6G wireless white paper identifies opportunities, challenges

6g wireless
© iStock/szefei

Finland’s University of Oulu has published the world’s first white paper on the future of 6G wireless technology and infrastructure.

The ‘Key drivers and research challenges for 6G ubiquitous wireless intelligence’ white paper is based on information gathered at a summit of experts in the emerging 6G wireless capability sector held in Levi, Finnish Lapland, in March this year; and focuses on the key drivers and research priorities for the development of 6G technology, which the experts estimated would result in ‘ubiquitous wireless intelligence’ by 2030. The paper comprises seven themes:

  • Social and business drivers of 6G wireless innovation, including adherence to the United Nations’ Sustainable Development Goals and the evolving needs of the data market: the paper notes that while ‘[t]he technical success of 5G has relied on new developments in many areas and will deliver a much wider range of data rates to a much broader variety of devices and users[,] 6G will require a substantially more holistic approach to identify future communication needs, embracing a much wider community to shape the requirements of 6G.’;
  • 6G use cases and new devices – the paper predicts a shift in user devices from smartphones toward wearable devices with virtual, augmented or mixed reality capability, along with the emergence of other innovations in technological engagement such as telepresence, mobile robots and autonomous vehicles; and identifies these as factors to be considered when constructing 6G-enabled networks;
  • Key performance indicators and projected spectrum capability for 6G wireless connectivity, which the experts say should aim to transmit at rates of up to 1Tbps per user;
  • Progress and challenges of the necessary radio hardware – communications applications and architecture must merge in order to offer the spectrum needed to achieve the requisite speeds for 6G connectivity;
  • Wireless systems and the physical layer of development – the paper highlights issues of increased energy consumption and data processing, saying: ‘Meeting all the challenging requirements identified requires a hyper-flexible network with configurable radios. AI and machine learning will be used in concert with radio sensing and positioning to learn about the static and dynamic components of the radio environment.’;
  • 6G wireless networking, including secure privacy protection protocols and the growing role of Artificial Intelligence and blockchain capability; and
  • New service enablers – the paper highlights the growth of edge and cloud computing, machine learning and Artificial Intelligence and highlights the importance of shoring up privacy and trust in the network.
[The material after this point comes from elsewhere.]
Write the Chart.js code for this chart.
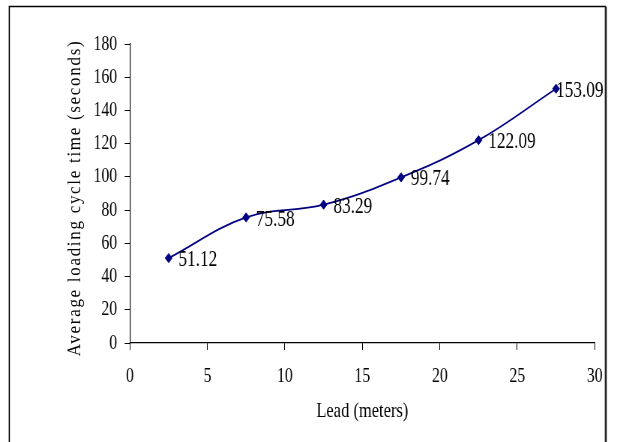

Professor Matti Latva-aho, Director of 6G Flagship at the University of Oulu and co-editor of the white paper with professor Kari Leppänen, said: “As 5G research is maturing and continues to support global standardization, we must already engage in mapping what 6G can become at its boldest. Company representatives, researchers, decision makers and other builders and members of smart society are invited to join our effort. Together we can try to make our share so that 6G visions and research directions would respond to United Nation’s sustainable development goals and societal challenges while creating true productivity through radically new technological enablers.”